Revenu difficilement à Port-Louis (île de France) en sauvant in-extrémis son bateau et son équipage malade, il rentre au Port-Louis désenchanté. Il décide alors de se retirer du service actif en 1798, car il a été déjugé injustement dans les accords convenus avec les alliés hollandais. Député à l’Assemblée Coloniale en 1800, il est président du jury militaire du capitaine l’Hermitte qui a perdu le frégate La Preneuse dans la Baie du Tombeau, après une campagne glorieuse.
Sa fille épouse le Général d’Empire Vandermaesen, commandant en chef des troupes terrestre à l’île de France sous le capitaine-général Decaen, lui-même, témoin de son mariage. Ils auront quatre enfants. Il signera la capitulation. Gaud-Louis aura encore combattu l’Anglais, mais cette fois à pied, comme commandant de la Garde Nationnale, avant la prise de l’île en 1810.

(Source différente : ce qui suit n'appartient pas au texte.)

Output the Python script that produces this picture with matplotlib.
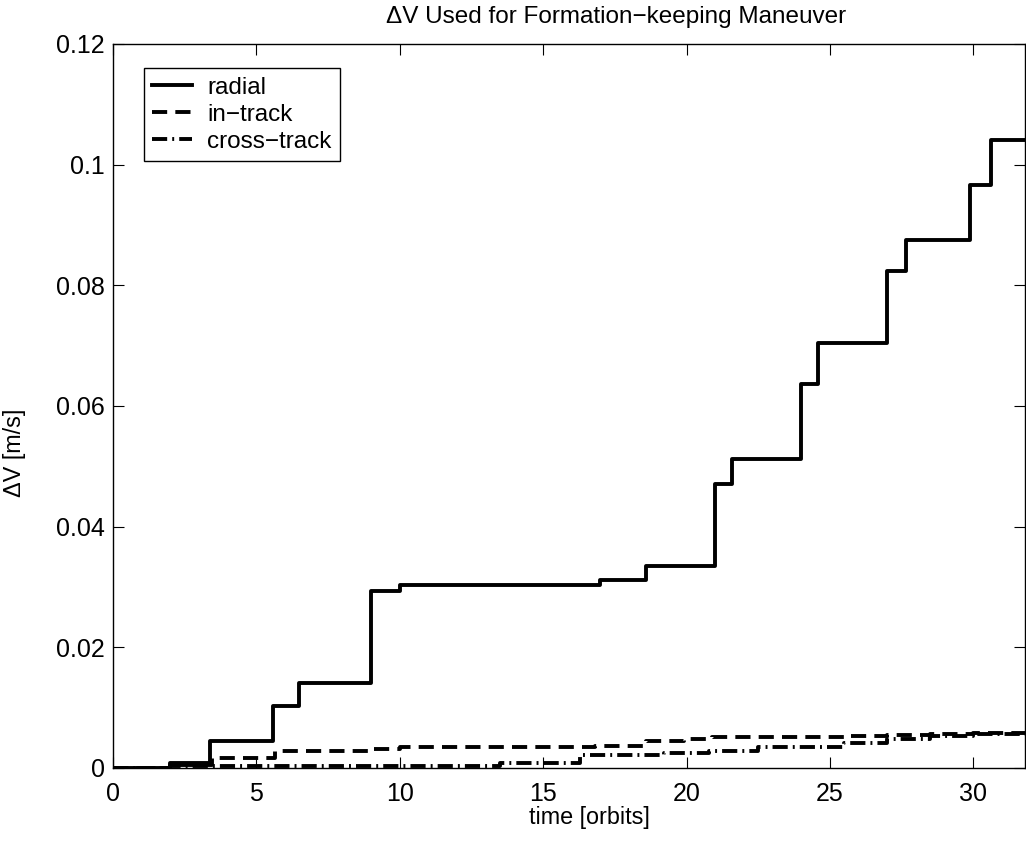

Il se retire au Flacq, au sud-est de l’île Maurice, planteur de girofles et de muscades et notable connu.
Napoléon pense à lui pendant les cent-jours. Il se remarie en 1818, à l’âge de 71 ans avec Claire Guyon Etiennette Jubin de Kervily, elle-même âgée de 35 ans.
Victime, il ne recevra aucuns appointements, ni pension depuis 1798. Il aurait voulu être promu contre-amiral, et finalement sera oublié de l’Histoire Maritime. Il est enterré au cimetière de St Julien et sur sa tombe a été inscrit la phrase de Suffren prononcée lors d’un discours à l’île de France :
« Si j’ai eu des succès dans l’Inde, c’est grâce à Ravenel »
Ayant préservé sa réputation d’  » Incorruptible  » et celle d’un homme droit et fidèle, le Comte de Ravenel force notre jugement et notre admiration.
Une cérémonie officielle avec la Marine nationale a eu lieu au cimetière de St Julien, à l’île Maurice, en octobre 1997 sur sa tombe rénovée en présence de la Marine, des autorités françaises et mauriciennes. Après l’île Maurice, la ville de Granville tient à lui témoigner, ainsi qu’à son père Siméon, son estime et son respect.